- Style: Irish Red Ale
- ABV: 6.5%
- Season: Winter (late winter specificly)
- Ease to locate: Widely available in the Midwest, NY, NJ, VA, WV, KY, & Washington DC
- Color: Golden amber
- Head: 1 & 1/2 fingers with nice lacing
- Aroma: Toasted malts, sweet caramel, a bit of tea and a hint of citrus
- Mouthfeel: Light, but crisp and dry. A good amount of carbonation
- Finish: Medium with mild hops on the tail
- Food friendly: Yes. Because it's dry, it'll go with a variety of foods. Personally, I'm serving it with corned beef.
They say on St. Patrick's Day that everyone is Irish. Well, 365 days a year I'm always Irish. My maternal grandmother, who was also named Marie (which I'm sure is just a coincidence), came over from County Mayo when she was just 16 years old. She left her family's small farm in the West of Ireland and sailed across the sea to a new country to join her older sisters in the quest for a better life. When I was 16, my greatest achievement was when Marvel Comics published a letter that I wrote in one of their publications (don't mock. I was really excited.) My grandmother was an extraordinary woman. Actually, I come form a long line of extraordinary women on both sides of my family tree. Talk about pressure to not suck. My grandmother worked as a cook, a ladies maid and at one point, as the caretaker of a linen closet for a rather wealthy Chicago heiress (today we might have referred to her as a "Linen Special Needs Assistant") When my grandfather passed away, my mom and her sister were just teenagers. My grandmother became the sole breadwinner for her family. She was a single mom way before it became a Rom Com cliche staple. One of the legacies she passed on to me was her pride in doing a job well done. Half-assing something was definitely not in her wheelhouse.
Pat and Dan Conway, the owners of Great Lakes Brewing, must have had a similar upbringing. They named their Irish ale after their paternal grandfather, Patrick (again, I'm sure just a coincidence.) Patrick Conway the elder was a Cleveland traffic cop for over twenty five years, often directing traffic on a corner where his grandsons' brewery now sits. I believe that these brewers were raised with the same determination and drive that only an Irish grandparent can provide. Irish grandparents also tend to give you a love of all things shamrock, a high tolerance for guilt complexes and the ability to slap on a friendly grin all the while you are plotting a rival's take down, but I digress.

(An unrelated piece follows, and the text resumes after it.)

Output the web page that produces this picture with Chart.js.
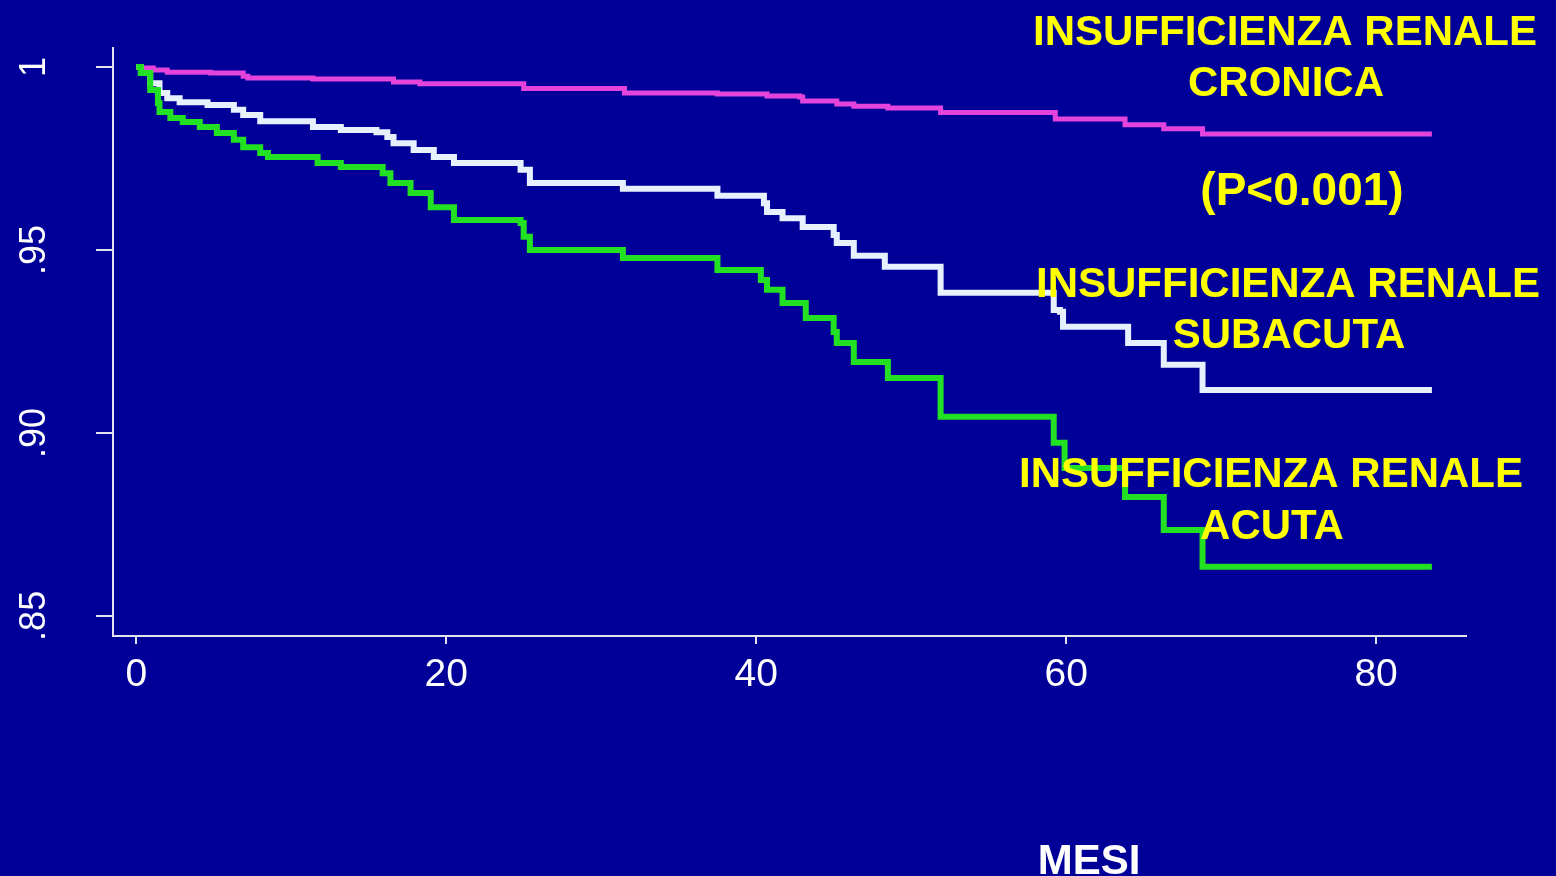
<!DOCTYPE html>
<html>
<head>
<meta charset="utf-8">
<title>Sopravvivenza - insufficienza renale</title>
<script src="https://cdn.jsdelivr.net/npm/chart.js@4.4.1/dist/chart.umd.min.js"></script>
<style>
  html, body { margin: 0; padding: 0; background: #000099; overflow: hidden; }
  #wrap { width: 1556px; height: 876px; }
</style>
</head>
<body>
<div id="wrap"><canvas id="km" width="1556" height="876"></canvas></div>
<script>
// tick values / labels
const xTickValues = [0, 20, 40, 60, 80];
const yTickValues = [0.85, 0.90, 0.95, 1];
const yTickLabels = [".85", ".90", ".95", "1"];

// Kaplan-Meier curves (mesi, sopravvivenza)
const cronicaT = [0, 0.3, 1.1, 2.0, 4.8, 6.9, 7.2, 11.4, 16.6, 18.3, 25.0, 31.5, 37.5, 40.7, 42.8, 43.0, 45.2, 46.3, 48.5, 51.9, 59.3, 63.8, 66.3, 68.8, 83.6];
const cronicaS = [1, .9997, .9992, .9986, .9984, .9975, .9970, .9967, .9959, .9954, .9941, .9929, .9926, .9921, .9918, .9907, .9899, .9893, .9888, .9876, .9858, .9842, .9831, .9817, .9817];

const subacutaT = [0, 0.3, 0.9, 1.5, 2.0, 2.8, 4.6, 6.3, 6.9, 8.0, 11.4, 13.2, 15.5, 16.2, 16.6, 17.9, 19.2, 20.5, 24.8, 25.4, 31.4, 37.5, 40.5, 40.7, 41.7, 43.0, 45.0, 45.2, 46.3, 48.3, 51.9, 59.2, 59.6, 59.8, 64.0, 66.3, 68.8, 83.6];
const subacutaS = [1, .9984, .9956, .9929, .9915, .9904, .9896, .9883, .9869, .9852, .9836, .9828, .9822, .9809, .9792, .9773, .9754, .9738, .9719, .9683, .9667, .9648, .9628, .9604, .9587, .9563, .9541, .9519, .9484, .9454, .9383, .9336, .9331, .9290, .9246, .9186, .9117, .9117];

const acutaT = [0, 0.3, 0.9, 1.4, 1.5, 2.2, 3.0, 4.1, 5.2, 6.3, 6.9, 8.0, 8.5, 11.7, 13.2, 15.9, 16.4, 17.7, 19.0, 20.5, 24.8, 25.0, 25.4, 31.4, 37.5, 40.3, 40.7, 41.7, 43.2, 45.0, 45.2, 46.3, 48.5, 51.9, 59.2, 59.9, 63.8, 66.3, 68.8, 83.6];
const acutaS = [1, .9984, .9937, .9902, .9877, .9861, .9850, .9836, .9820, .9801, .9781, .9765, .9754, .9738, .9727, .9710, .9683, .9656, .9617, .9582, .9574, .9536, .9500, .9478, .9445, .9418, .9391, .9355, .9314, .9276, .9246, .9194, .9150, .9044, .8973, .8904, .8825, .8735, .8634, .8634];

const AXIS = "#E2E2EC";
const YELLOW = "#FFFF00";

const pts = (t, s) => t.map((v, i) => ({ x: v, y: s[i] }));

function curve(t, s, color, w) {
  return {
    data: pts(t, s),
    borderColor: color,
    backgroundColor: color,
    borderWidth: w,
    pointRadius: 0,
    stepped: "before",
    fill: false,
  };
}

// annotations and rotated y labels (R style)
const textPlugin = {
  id: "kmText",
  afterDraw(chart) {
    const ctx = chart.ctx;
    const y = chart.scales.y;
    ctx.save();
    ctx.fillStyle = "#FFFFFF";
    ctx.font = "36px 'Liberation Sans', Arial, sans-serif";
    ctx.textAlign = "center";
    ctx.textBaseline = "alphabetic";
    yTickValues.forEach((v, i) => {
      ctx.save();
      ctx.translate(45, y.getPixelForValue(v));
      ctx.rotate(-Math.PI / 2);
      ctx.fillText(yTickLabels[i], 0, 0);
      ctx.restore();
    });

    const bold = sz => `bold ${sz}px 'Liberation Sans', Arial, sans-serif`;
    ctx.fillStyle = YELLOW;
    ctx.font = bold(42);
    ctx.fillText("INSUFFICIENZA RENALE", 1285, 45);
    ctx.fillText("CRONICA", 1286, 96);
    ctx.fillText("INSUFFICIENZA RENALE", 1288, 297);
    ctx.fillText("SUBACUTA", 1289, 348);
    ctx.fillText("INSUFFICIENZA RENALE", 1271, 487);
    ctx.fillText("ACUTA", 1272, 539);
    ctx.font = bold(46);
    ctx.fillText("(P<0.001)", 1302, 205);

    ctx.fillStyle = "#FFFFFF";
    ctx.font = bold(42);
    ctx.fillText("MESI", 1089, 874);
    ctx.restore();
  },
};

new Chart(document.getElementById("km"), {
  type: "line",
  data: {
    datasets: [
      curve(acutaT, acutaS, "#22E022", 6),
      curve(subacutaT, subacutaS, "#E6F0FF", 6),
      curve(cronicaT, cronicaS, "#E444DC", 5),
    ],
  },
  options: {
    responsive: false,
    animation: false,
    devicePixelRatio: 1,
    layout: { padding: { top: 48, right: 90, bottom: 180, left: 0 } },
    plugins: { legend: { display: false }, tooltip: { enabled: false } },
    scales: {
      x: {
        type: "linear",
        min: -1.5,
        max: 85.8,
        afterBuildTicks: s => { s.ticks = xTickValues.map(v => ({ value: v })); },
        afterFit: s => { s.height = 60; },
        grid: { drawOnChartArea: false, drawTicks: true, tickLength: 8, color: AXIS, lineWidth: 2 },
        border: { display: true, color: AXIS, width: 2 },
        ticks: {
          color: "#FFFFFF",
          font: { family: "'Liberation Sans', Arial, sans-serif", size: 39 },
          padding: 8,
          maxRotation: 0,
          autoSkip: false,
        },
      },
      y: {
        type: "linear",
        min: 0.8445,
        max: 1.0052,
        afterBuildTicks: s => { s.ticks = yTickValues.map(v => ({ value: v })); },
        afterFit: s => { s.width = 113; },
        grid: { drawOnChartArea: false, drawTicks: true, tickLength: 17, color: AXIS, lineWidth: 2 },
        border: { display: true, color: AXIS, width: 2 },
        ticks: { display: false },
      },
    },
  },
  plugins: [textPlugin],
});
</script>
</body>
</html>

|I had to take these photos on my IPhone. I'd prefer if you consider the lighting here as "artistic" and not "crappy"|
|This gives you a good idea of the beer's color. It gives you an awful idea of the lacing|
|Sort of like the fog settling softly over Galway Bay. OK, not really, but it certainly tastes better|
I would pair Conway's Irish Ale with a variety of food. Of course you can go with traditional corned beef sandwiches, but we're Irish Americans, damn it! Embrace your Yankee boldness and try something less traditional. Serve it with meatless shephard pie with horseraddish cheddar potatoes (yes, it's a Rachael Ray recipe. Don't judge me. It said CHEDDAR POTATOES, people!) I think it could equally go with with an easy braised chicken thighs dish (and yes, this one is Emeril. Apparently I'm on a Food Network roll. Sometimes you just have to ride the wave.) No matter what you pair it with, try to serve it with a huge helping of family. Yes, they sometimes drive us to the brink of insanity, some times to the precipice of financial ruin and sometimes we want to just change our names to Consuela and set up a surf shop in a small Mexican costal town (unless your name is already Consuela, then feel free to change it to Marie and move to Chicago instead.) But family is also the reason that we who we are today. And on most days, that's not that bad.